The Confederation Bridge is a 13 km long precast concrete structure, constructed between 1993 and 1997, comprised of 43 - 250 m spans in an alternating rigid frame/cantilevered drop-in span arrangement. Wind studies were conducted in the early '90s at the Boundary Layer Wind Tunnel Laboratory to predict the design wind speed and associated design wind loads for the bridge. The dynamic wind loads were developed using full-aeroelastic model test data for the first time. The bridge owners implemented a comprehensive bridge monitoring programme to document the interaction of the bridge with its environment by installing a complex instrumentation system along a one kilometre section of the bridge in 1998. The research reported in this thesis analyses this dataset, augmenting it as necessary with data from other instrumentation on the bridge, to determine the accuracy of the original design wind speeds and wind loads predicted in 1994. Based on ten years of wind records it is shown that the design ten-minute mean wind speed with a 100-year return period is within 1.5% of the 1994 design value, and that the bridge has been subjected to this design event once during the November 7, 2001 storm.
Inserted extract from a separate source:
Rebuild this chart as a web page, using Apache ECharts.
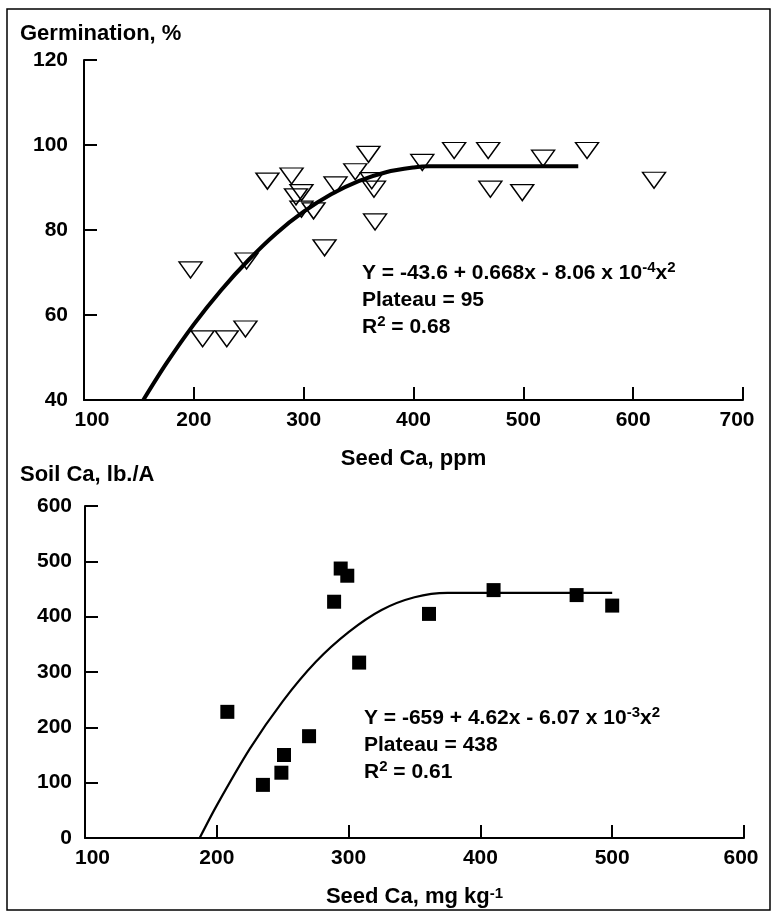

The dynamic load effects predicted using the 1994 loads adjusted for the actual damping of the prototype are 6% and 28-58% greater than those determined from the on­ site monitoring data for the transverse and vertical effects, respectively. The research therefore validates the aerodynamic model-based methodology developed in 1994 which can be used to derive wind loads using on-site monitoring or full-aeroelastic model test data. A second research topic is the challenge of driving high lightly loaded vehicles across the bridge during wind storms. Data are presented from an instrumented bus and truck-trailer that were driven repeatedly across the bridge during a severe windstorm. The drivers’ perceptions of the severity of the wind effect on the control of the vehicle are strongly correlated to the transverse accelerations that they are subjected to, which increase with increasing vehicle speed. Current operating procedures that restrict high­ sided vehicles from crossing the bridge when the wind speed exceeds 70 km/h in any direction were not perceived to be unsafe by either participating driver. The response of a bus and a truck-trailer crossing the bridge under wind conditions are different: the truck- trailer seems to be much more susceptible to roll-over than the bus.